Y aquí Jesús, junto al agua, nos pide que imaginemos una llama. Es la de una lámpara que ilumina un dormitorio. No es fácil hacerlo junto al mar. Vemos la llama parpadeante que se extiende en el interior de una lámpara que la sostiene y expande su luz. Me vienen a la mente los lienzos de George La Tour, que era un fino observador de la realidad cotidiana con un ojo agudo para el juego de luces y sombras. A menudo ambientaba sus obras en interiores iluminados por una simple vela. Esto es exactamente lo que Jesús muestra a quienes le escuchan. En la brisa fresca del agua evoca una imagen muy cálida.
Y pregunta a sus oyentes: «¿Hay que poner la lámpara debajo del celemín o debajo de la cama? ¿O no hay que ponerla en el candelero?». El celemín es un recipiente que se utilizaba para medir el grano. No tiene nada que ver con la lámpara. Es absurdo utilizar un celemín para cubrir una llama que ilumina una habitación oscura. Si está encendida, la luz debe ser visible y hacer visibles las cosas. Es evidente.
El tono de las palabras que emplea revela una gran preocupación por parte de Jesús: es como si quisiera alertarnos de que en nosotros hay una tendencia innata a la oscuridad, a la penumbra, que corre el riesgo de ensombrecer lo que debería brillar. Por eso sus palabras están llenas de amor, son fuego, son llama. Eso es lo que deben ser, no palabras escasas y tal vez sin sol, como diría Sandro Penna. Se pronuncian para ser sacadas a la luz, difundidas ampliamente, como sucede ahora que habla en la orilla desde una pequeña barca que se balancea en la orilla.

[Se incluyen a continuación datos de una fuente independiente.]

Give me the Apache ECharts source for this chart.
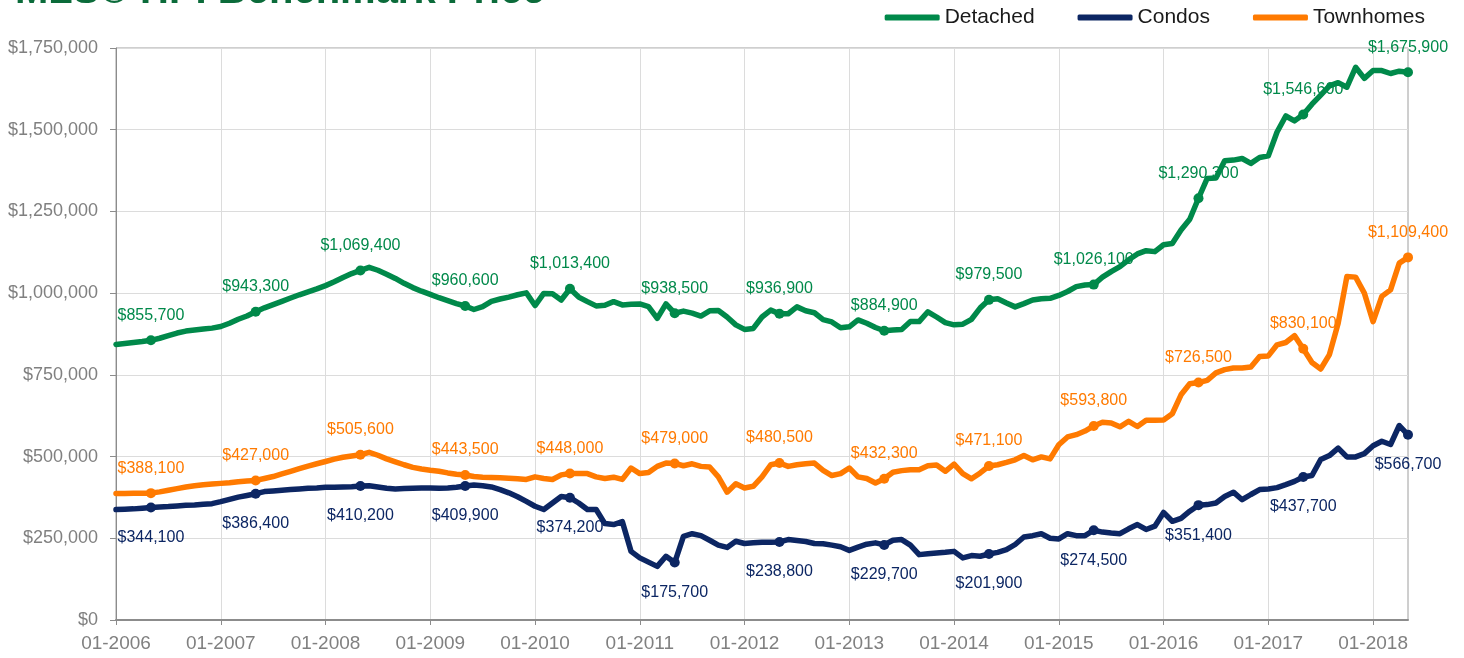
<!DOCTYPE html>
<html><head><meta charset="utf-8">
<script src="https://cdn.jsdelivr.net/npm/echarts@6/dist/echarts.min.js"></script>
<style>html,body{margin:0;padding:0;background:#fff}#c{width:1464px;height:658px}</style>
</head><body><div id="c"></div>
<script>
// Monthly categories 01-2006 .. 05-2018
const startYear = 2006, monthCount = 149;
const months = [];
for (let i = 0; i < monthCount; i++) {
  const y = startYear + Math.floor(i / 12), m = i % 12 + 1;
  months.push((m < 10 ? '0' : '') + m + '-' + y);
}
const seriesNames = ['Detached', 'Condos', 'Townhomes'];
const detached = [
 843000,846000,849000,852000,855700,862000,870000,878000,884000,887000,890000,893000,
 898000,908000,920000,930000,943300,955000,965000,975000,985000,995000,1004000,1013000,
 1023000,1035000,1048000,1060000,1069400,1079000,1070000,1058000,1045000,1030000,1017000,1006000,
 996000,986000,977000,968000,960600,950000,959000,975000,982000,988000,995000,1001000,
 962000,999000,998000,979000,1013400,988000,974000,961000,963000,974000,964000,966000,
 967000,959000,923000,967000,938500,945000,939000,930000,946000,947000,927000,903000,
 889000,892000,927000,948000,936900,937000,958000,946000,940000,919000,912000,894000,
 897000,918000,908000,895000,884900,887000,889000,913000,913000,943000,927000,910000,
 903000,905000,920000,955000,979500,983000,970000,958000,968000,979000,983000,984000,
 993000,1005000,1020000,1025000,1026100,1049000,1066000,1081000,1102000,1120000,1130000,1127000,
 1148000,1152000,1193000,1226000,1290300,1351000,1352000,1405000,1407000,1412000,1397000,1415000,
 1420000,1493000,1542000,1527000,1546600,1578000,1606000,1634000,1644000,1630000,1691000,1657000,
 1681000,1681000,1672000,1679000,1675900
];
const condos = [
 338000,339000,340000,342000,344100,346000,347000,349000,351000,352000,354000,356000,
 362000,369000,376000,381000,386400,393000,395000,397000,399000,401000,403000,404000,
 406000,406000,407000,408000,410200,411000,407000,403000,401000,402000,403000,404000,
 404000,403000,404000,406000,409900,413000,411000,407000,399000,389000,377000,363000,
 348000,338000,358000,378000,374200,358000,338000,338000,295000,292000,301000,210000,
 190000,177000,164000,195000,175700,256000,264000,258000,244000,229000,222000,241000,
 234000,236000,238000,238000,238800,246000,243000,240000,234000,233000,229000,224000,
 213000,223000,232000,236000,229700,244000,246000,229000,200000,203000,205000,207000,
 210000,190000,197000,195000,201900,207000,215000,231000,254000,258000,264000,250000,
 248000,264000,258000,258000,274500,269000,266000,264000,279000,292000,277000,287000,
 329000,302000,311000,333000,351400,353000,358000,378000,391000,368000,384000,399000,
 401000,405000,414000,424000,437700,442000,491000,503000,526000,499000,499000,509000,
 533000,547000,537000,595000,566700
];
const townhomes = [
 387000,387000,387500,388000,388100,392000,397000,402000,407000,411000,414000,416000,
 418000,420000,423000,425000,427000,433000,439000,447000,455000,463000,471000,478000,
 485000,492000,498000,502000,505600,513000,504000,493000,484000,475000,467000,462000,
 458000,455000,450000,446000,443500,439000,437000,436000,435000,434000,432000,430000,
 438000,433000,430000,444000,448000,448000,448000,438000,433000,437000,430000,465000,
 448000,451000,470000,480000,479000,472000,478000,470000,468000,438000,391000,417000,
 404000,409000,438000,475000,480500,470000,475000,478000,480000,458000,442000,448000,
 465000,438000,433000,419000,432300,452000,457000,460000,460000,472000,474000,455000,
 477000,448000,432000,450000,471100,475000,482000,490000,503000,490000,499000,493000,
 536000,560000,567000,578000,593800,605000,603000,591000,608000,592000,611000,611000,
 612000,631000,689000,723000,726500,733000,756000,766000,771000,771000,774000,806000,
 808000,842000,849000,870000,830100,788000,768000,812000,908000,1051000,1049000,1000000,
 913000,990000,1010000,1092000,1109400
];
// Points carrying a marker and a value label (May of each year)
const labelIndices = [4,16,28,40,52,64,76,88,100,112,124,136,148];
const yTicks = { min: 0, max: 1750000, step: 250000 };

const colors = { Detached: '#00894a', Condos: '#0c2663', Townhomes: '#ff7a00' };
const FONT = 'Liberation Sans, Arial, Helvetica, sans-serif';
const money = v => '$' + Number(v).toLocaleString('en-US');
const yearTick = idx => idx % 12 === 0;

function lineSeries(name, data) {
  return {
    name, type: 'line', data, z: 3,
    symbol: (v, p) => labelIndices.includes(p.dataIndex) ? 'circle' : 'none',
    symbolSize: 10, showSymbol: true, showAllSymbol: true,
    lineStyle: { width: 5.5, color: colors[name], cap: 'round', join: 'round' },
    itemStyle: { color: colors[name] },
    emphasis: { disabled: true }, silent: true
  };
}
function labelSeries(name, data, pos, dist) {
  return {
    name: name + ' labels', type: 'scatter', z: 2, silent: true,
    data: labelIndices.map(i => [i, data[i]]),
    symbolSize: 10, itemStyle: { color: 'rgba(0,0,0,0)', opacity: 1 },
    label: {
      show: true, position: pos, distance: dist, color: colors[name], opacity: 1,
      fontSize: 16, fontFamily: FONT, formatter: p => money(p.value[1])
    },
    emphasis: { disabled: true }
  };
}

const chart = echarts.init(document.getElementById('c'), null, { renderer: 'canvas' });
chart.setOption({
  animation: false,
  backgroundColor: '#fff',
  textStyle: { fontFamily: FONT },
  title: {
    text: 'MLS® HPI Benchmark Price', left: 10, top: -33,
    textStyle: { fontSize: 40, fontWeight: 'bold', color: '#0b6b3a', fontFamily: FONT }
  },
  legend: {
    data: seriesNames, right: 34, top: 2, itemWidth: 55, itemHeight: 6, itemGap: 43,
    icon: 'roundRect',
    textStyle: { fontSize: 21, color: '#1a1a1a', fontFamily: FONT }
  },
  grid: { left: 116, right: 56, top: 48, bottom: 38, show: true, borderColor: '#9e9e9e', borderWidth: 1 },
  xAxis: {
    type: 'category', data: months, boundaryGap: false,
    axisLine: { lineStyle: { color: '#8c8c8c', width: 2 } },
    axisTick: { show: true, interval: (i) => yearTick(i), length: 5, lineStyle: { color: '#8c8c8c' } },
    axisLabel: { interval: (i) => yearTick(i), color: '#808080', fontSize: 19, margin: 14, fontFamily: FONT },
    splitLine: { show: true, interval: (i) => yearTick(i), lineStyle: { color: '#dcdcdc', width: 1 } }
  },
  yAxis: {
    type: 'value', min: yTicks.min, max: yTicks.max, interval: yTicks.step,
    axisLine: { show: true, lineStyle: { color: '#8c8c8c', width: 1 } },
    axisTick: { show: true, length: 6, lineStyle: { color: '#8c8c8c' } },
    axisLabel: { color: '#808080', fontSize: 18, margin: 18, formatter: money, fontFamily: FONT },
    splitLine: { show: true, lineStyle: { color: '#dcdcdc', width: 1 } }
  },
  series: [
    labelSeries('Detached', detached, 'top', 12),
    labelSeries('Condos', condos, 'bottom', 17),
    labelSeries('Townhomes', townhomes, 'top', 12),
    lineSeries('Detached', detached),
    lineSeries('Condos', condos),
    lineSeries('Townhomes', townhomes)
  ]
});
</script>
</body></html>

En resumen: el discurso de Jesús no puede ni debe enjaularse dentro de cuencos que se apoderan de él hasta privarlo de oxígeno, apagarlo, amortiguarlo, tal vez con el pretexto de preservarlo. La lámpara no es un vaso invertido: está abierta. Por tanto, el fuego no puede estar reservado a una élite de entendidos, de una aristocracia del espíritu; no es el monopolio de una minoría religiosa orgullosa y esotérica, como si fuera un secreto reservado. No existe una oligarquía del fuego evangélico. Arde, y por eso ilumina todo y a todos, sin distinción. El mensaje de Jesús vive si, como una llama, se alimenta del aire que lo rodea, si es gratuito y está a disposición de todos. La llama dentro de la lámpara no es una poción mágica en el frasco.
E inmediatamente Jesús continúa: «El que tenga oídos para oír, que oiga». Y luego: «¡Prestad atención a lo que oís!». Su discurso, en definitiva, se convierte en un llamamiento sincero y exclamativo. El oído escucha las palabras igual que el ojo ve la llama que le permite ver en la oscuridad. Las palabras del Evangelio iluminan, orientan en la oscuridad. Cuanto más ve el ojo en la oscuridad gracias a la llama, más lentamente se distinguen las cosas, los matices. Así se produce una escucha atenta, progresiva, que permite un conocimiento más profundo, pero siempre abierto, libre y popular.
Jesús quiere llevar una «buena noticia»: a sus palabras hay que acostumbrar los ojos, es decir, acostumbrar la vista a oírlas, estirar las pupilas en la oscuridad para oírlas y entenderlas cada vez mejor.
Todos, sigue diciendo Jesús, comprenden en la medida en que están abiertos a aceptar esta palabra que no pone vetos ni restricciones. La suya no es una teoría que comentar, sino una fuerza luminosa que decide la capacidad de vivir.